Булыгин объявил, что желает опять принять начальство над нами, и стал входить в распоряжения по команде. Я без малейшего прекословия возвратил ему право, и был очень доволен, что избавился заботы и беспокойств, сопряженных с должностью начальника, в столь критическом положении.
8 февраля 1809 года, оставив наше жилище и в нем не малое количество рыбы, пустились мы вниз по реке, и остановились на том самом месте, где в прошлом году колюжи предлагали нам выкупить госпожу Булыгину. Мы видели цель нашего начальника и к чему дело клонилось. Но уважая его страдания и жалостное положение супруги его, решились лучше подвергнуть себя опасности, чем сопротивлением довести его до отчаянья.

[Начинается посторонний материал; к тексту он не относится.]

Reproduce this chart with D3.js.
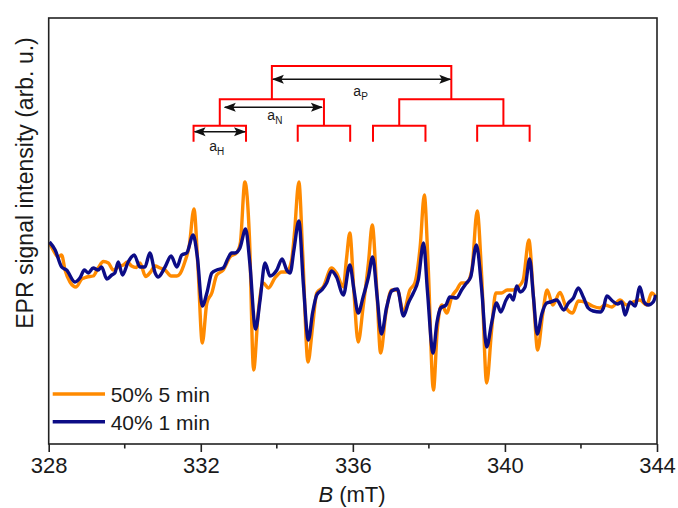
<!DOCTYPE html>
<html>
<head>
<meta charset="utf-8">
<title>EPR</title>
<script src="https://d3js.org/d3.v7.min.js"></script>
<style>
  body { margin: 0; background: #fff; }
  text { font-family: "Liberation Sans", Arial, sans-serif; fill: #1a1a1a; }
</style>
</head>
<body>
<svg width="678" height="508"></svg>
<script>
// spectra (B in mT, signal in arb. u.)
var fieldOrange = [328.02,328.12,328.25,328.34,328.43,328.56,328.72,328.87,329.00,329.17,
  329.30,329.44,329.57,329.70,329.83,329.96,330.07,330.18,330.31,330.40,
  330.55,330.68,330.80,330.93,331.06,331.22,331.37,331.45,331.58,331.70,
  331.82,331.93,332.04,332.16,332.29,332.42,332.59,332.77,332.94,333.04,
  333.16,333.28,333.39,333.51,333.64,333.78,333.95,334.13,334.26,334.39,
  334.46,334.58,334.68,334.82,334.94,335.05,335.22,335.44,335.57,335.75,
  335.83,335.92,336.03,336.14,336.27,336.41,336.51,336.63,336.73,336.87,
  337.02,337.17,337.33,337.50,337.63,337.77,337.88,337.98,338.12,338.22,
  338.34,338.47,338.60,338.73,338.86,338.99,339.13,339.27,339.39,339.52,
  339.65,339.76,339.91,340.06,340.22,340.35,340.48,340.63,340.75,340.86,
  340.99,341.11,341.26,341.45,341.62,341.78,341.93,342.13,342.30,342.50,
  342.63,342.81,343.03,343.20,343.37,343.55,343.73,343.86,343.97];
var signalOrange = [5.4,4.7,4.0,4.2,2.7,1.5,1.0,1.8,2.0,2.1,
  2.9,3.55,3.4,2.7,3.0,3.2,3.5,3.1,2.95,3.4,
  2.05,2.5,3.1,2.9,2.7,2.1,2.1,2.3,3.5,5.2,
  8.8,2.7,-4.6,-0.6,0.4,2.2,2.7,4.0,4.4,5.4,
  11.5,6.0,-7.3,-1.6,1.4,0.9,1.9,2.5,2.5,3.7,
  6.2,11.5,4.4,-6.5,-3.0,0.4,1.0,2.9,2.4,1.0,
  3.7,6.4,0.4,-4.5,-1.0,3.4,7.2,0.7,-5.6,-1.6,
  0.7,0.7,-1.5,0.7,1.4,5.0,10.2,3.2,-9.3,-3.3,
  -0.8,-1.6,0.0,0.7,1.4,1.4,2.7,8.6,2.0,-8.6,
  -3.3,0.4,0.4,0.7,0.7,1.0,1.7,5.7,0.0,-5.3,
  -1.8,0.7,-0.8,0.45,-1.15,-1.6,-0.4,-0.55,-0.9,-1.1,
  -0.8,-1.0,-0.3,-0.8,-0.5,-0.3,-0.8,0.4,0.0];

var fieldNavy = [328.02,328.17,328.34,328.47,328.69,328.82,328.94,329.04,329.17,329.30,
  329.39,329.53,329.66,329.74,329.83,329.94,330.09,330.25,330.40,330.53,
  330.66,330.80,330.88,331.06,331.22,331.37,331.50,331.63,331.80,331.91,
  332.04,332.16,332.29,332.42,332.59,332.72,332.81,332.90,333.03,333.18,
  333.29,333.44,333.56,333.69,333.82,334.00,334.14,334.26,334.35,334.45,
  334.58,334.70,334.83,334.94,335.05,335.18,335.31,335.44,335.57,335.75,
  335.92,336.03,336.14,336.27,336.41,336.52,336.64,336.75,336.89,337.02,
  337.17,337.33,337.46,337.59,337.72,337.86,337.96,338.11,338.21,338.31,
  338.45,338.55,338.73,338.86,338.99,339.10,339.25,339.39,339.52,339.65,
  339.78,339.89,340.03,340.13,340.22,340.31,340.40,340.53,340.65,340.75,
  340.85,340.97,341.10,341.20,341.36,341.55,341.67,341.80,341.93,342.06,
  342.19,342.32,342.51,342.59,342.68,342.83,342.96,343.07,343.16,343.29,
  343.42,343.55,343.66,343.77,343.90,343.97];
var signalNavy = [5.5,4.7,3.0,2.7,1.5,1.9,2.7,2.4,2.9,2.7,
  3.0,1.8,2.2,2.4,3.5,2.2,3.5,4.2,3.0,3.0,
  4.4,2.4,2.0,3.0,4.1,3.0,4.2,4.4,6.2,4.0,
  -0.9,0.4,2.4,2.7,2.9,3.9,4.4,4.4,4.9,6.8,
  3.4,-3.2,-0.3,3.4,2.1,2.7,3.8,2.7,2.4,4.7,
  7.6,1.2,-4.3,-1.6,0.2,0.7,1.4,2.6,2.0,0.2,
  3.2,0.7,-1.6,0.0,2.0,4.0,0.0,-3.7,-1.0,0.6,
  0.8,-1.9,-0.6,0.4,1.7,5.4,0.7,-5.6,-2.6,-1.1,
  -0.8,0.0,-0.1,0.7,1.4,2.0,5.2,0.7,-5.0,-2.6,
  -0.6,-1.5,-0.3,0.2,-0.3,1.1,0.5,1.0,3.8,0.0,
  -3.7,-1.7,-0.6,-0.5,-0.3,-1.3,-0.6,-0.1,0.9,0.0,
  -1.1,-1.4,-1.5,-1.1,0.1,-0.4,-0.7,-0.5,-1.8,-0.5,
  -0.9,1.0,-0.5,-0.8,-0.5,0.2];

var seriesNames = ["50% 5 min", "40% 1 min"];
var seriesColors = ["#ff8a00", "#0c0c86"];
var majorTicks = [328, 332, 336, 340, 344];
var minorTicks = [330, 334, 338, 342];

// splitting constants (mT)
var centerB = 336.23, aP = 4.72, aN = 2.74, aH = 1.38;

var svg = d3.select("svg");
var margin = {top: 18, right: 21, bottom: 64, left: 48.7};
var W = +svg.attr("width"), H = +svg.attr("height");

var x = d3.scaleLinear().domain([328, 344]).range([margin.left, W - margin.right]);
var y = d3.scaleLinear().domain([-14.7, 27.9]).range([H - margin.bottom, margin.top]);

svg.append("defs").append("clipPath").attr("id", "clip")
  .append("rect")
  .attr("x", margin.left).attr("y", margin.top)
  .attr("width", x.range()[1] - x.range()[0])
  .attr("height", y.range()[0] - y.range()[1]);

var line = d3.line()
  .x(function(d){ return x(d[0]); })
  .y(function(d){ return y(d[1]); })
  .curve(d3.curveMonotoneX);

var series = [d3.zip(fieldOrange, signalOrange), d3.zip(fieldNavy, signalNavy)];

svg.append("g").attr("clip-path", "url(#clip)")
  .selectAll("path").data(series).enter()
  .append("path")
  .attr("d", line)
  .attr("fill", "none")
  .attr("stroke", function(d, i){ return seriesColors[i]; })
  .attr("stroke-width", 3.4)
  .attr("stroke-linejoin", "round");

// frame
svg.append("rect")
  .attr("x", x.range()[0]).attr("y", y.range()[1])
  .attr("width", x.range()[1] - x.range()[0])
  .attr("height", y.range()[0] - y.range()[1])
  .attr("fill", "none").attr("stroke", "#222").attr("stroke-width", 1.6);

// x axis
var xAxis = svg.append("g").attr("transform", "translate(0," + y.range()[0] + ")");
xAxis.call(d3.axisBottom(x).tickValues(majorTicks).tickSize(8).tickSizeOuter(0)
  .tickFormat(d3.format("d")));
xAxis.select(".domain").remove();
xAxis.selectAll(".tick line").attr("stroke", "#222").attr("stroke-width", 1.6);
xAxis.selectAll(".tick text").attr("y", 13).attr("font-size", 22)
  .attr("font-family", "Liberation Sans, Arial, sans-serif").attr("fill", "#1a1a1a");
xAxis.selectAll(".minor").data(minorTicks).enter().append("line")
  .attr("x1", x).attr("x2", x).attr("y1", 0).attr("y2", 4.5)
  .attr("stroke", "#222").attr("stroke-width", 1.6);

var xl = svg.append("text").attr("x", 352).attr("y", 502)
  .attr("text-anchor", "middle").attr("font-size", 22);
xl.append("tspan").attr("font-style", "italic").text("B");
xl.append("tspan").text(" (mT)");

svg.append("text")
  .attr("transform", "translate(33,183) rotate(-90)")
  .attr("text-anchor", "middle").attr("font-size", 23)
  .text("EPR signal intensity (arb. u.)");

// legend
var leg = svg.append("g");
seriesNames.forEach(function(name, i){
  var ly = 394 + i * 27.7;
  leg.append("line").attr("x1", 52.7).attr("x2", 105).attr("y1", ly).attr("y2", ly)
    .attr("stroke", seriesColors[i]).attr("stroke-width", 3.4);
  leg.append("text").attr("x", 110.7).attr("y", ly + 8).attr("font-size", 21).text(name);
});

// splitting tree
var tree = svg.append("g").attr("fill", "none").attr("stroke", "#ff0000").attr("stroke-width", 2);
var lv = [66, 99.3, 125.7, 141.7];
function bracket(c, a, y0, y1) {
  tree.append("path").attr("d",
    "M" + x(c - a/2) + "," + y1 + "V" + y0 + "H" + x(c + a/2) + "V" + y1);
}
bracket(centerB, aP, lv[0], lv[1]);
[centerB - aP/2, centerB + aP/2].forEach(function(c1){
  bracket(c1, aN, lv[1], lv[2]);
  [c1 - aN/2, c1 + aN/2].forEach(function(c2){
    bracket(c2, aH, lv[2], lv[3]);
  });
});

svg.select("defs").selectAll("marker").data(["s", "e"]).enter().append("marker")
  .attr("id", function(d){ return "arr" + d; })
  .attr("viewBox", "0 0 12 10").attr("refX", function(d){ return d == "e" ? 11 : 1; }).attr("refY", 5)
  .attr("markerWidth", 12).attr("markerHeight", 10).attr("markerUnits", "userSpaceOnUse")
  .attr("orient", "auto-start-reverse")
  .append("path").attr("d", "M0,0.5L12,5L0,9.5L2.5,5Z").attr("fill", "#111");

function arrow(b0, b1, yy, inset0, inset1) {
  svg.append("line")
    .attr("x1", x(b0) + inset0).attr("x2", x(b1) - inset1)
    .attr("y1", yy).attr("y2", yy)
    .attr("stroke", "#111").attr("stroke-width", 1.5)
    .attr("marker-start", "url(#arre)").attr("marker-end", "url(#arre)");
}
var lP = centerB - aP/2, lN = lP - aN/2, lH = lN - aH/2;
arrow(lP, lP + aP, 79.3, 1, 1);
arrow(lN, lN + aN, 107.3, 5, 2);
arrow(lH, lH + aH, 131.7, 1, 1);

function label(xx, yy, sub) {
  var t = svg.append("text").attr("x", xx).attr("y", yy).attr("font-size", 14).attr("text-anchor", "middle");
  t.append("tspan").text("a");
  t.append("tspan").attr("font-size", 10).attr("dy", 4).text(sub);
}
label(x(centerB) - 1, 96, "P");
label(x(centerB - aP/2) + 3, 120, "N");
label(x(lH + aH/2) - 3, 151, "H");
</script>
</body>
</html>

Здесь посетил нас один старик и подарил нам ишкат пареных квасных кореньев (ишкат — из прутьев сплетенная корзинка столь плотная, что не пропускает воды; а квасными кореньями называется растение пупыря, потому что промышленные делают из них кислый напиток, подобный квасу). Он любопытствовал знать, куда мы едем, и услышав ответ наш: к устью реки, хотел выведать, куда пойдем оттуда. Но этого мы и сами не знали. Старик был очень услужлив, а с какой целью, это другое дело. Увидев, что наш огонь заливает сильным дождем, он нас оставил и вскоре возвратился с двумя широкими досками, которыми мы могли прикрыть костер от дождя и ветра. За это дали ему платок и шапку. Потом вызвался он ехать с нами до устья реки, чтобы служить нам путеводителем и предохранить наши лодки от наносного леса. Мы приняли его услуги и были ими очень довольны: он ехал впереди и показывал нам безопасный путь, а где было много дерев, садился в наши лодки и препровождал нас с великою осторожностью. Таким образом, продолжая наше плаванье, приехали мы к небольшому острову. Тогда проводник вдруг остановился и советовал нам пристать к берегу, а сам поехал на островок, на котором вскоре увидели мы несколько человек в суетах и тревоге бегавших взад и вперед с луками и стрелами. Старик между тем отвалив, вскоре к нам возвратился и известил нас, что на острове собралось много людей, которые хотят бросать в нас стрелы и копья, коль скоро мы поедем мимо их, а потому он взялся проводить нас другим, весьма узким проходом, и исправно сдержал свое слово.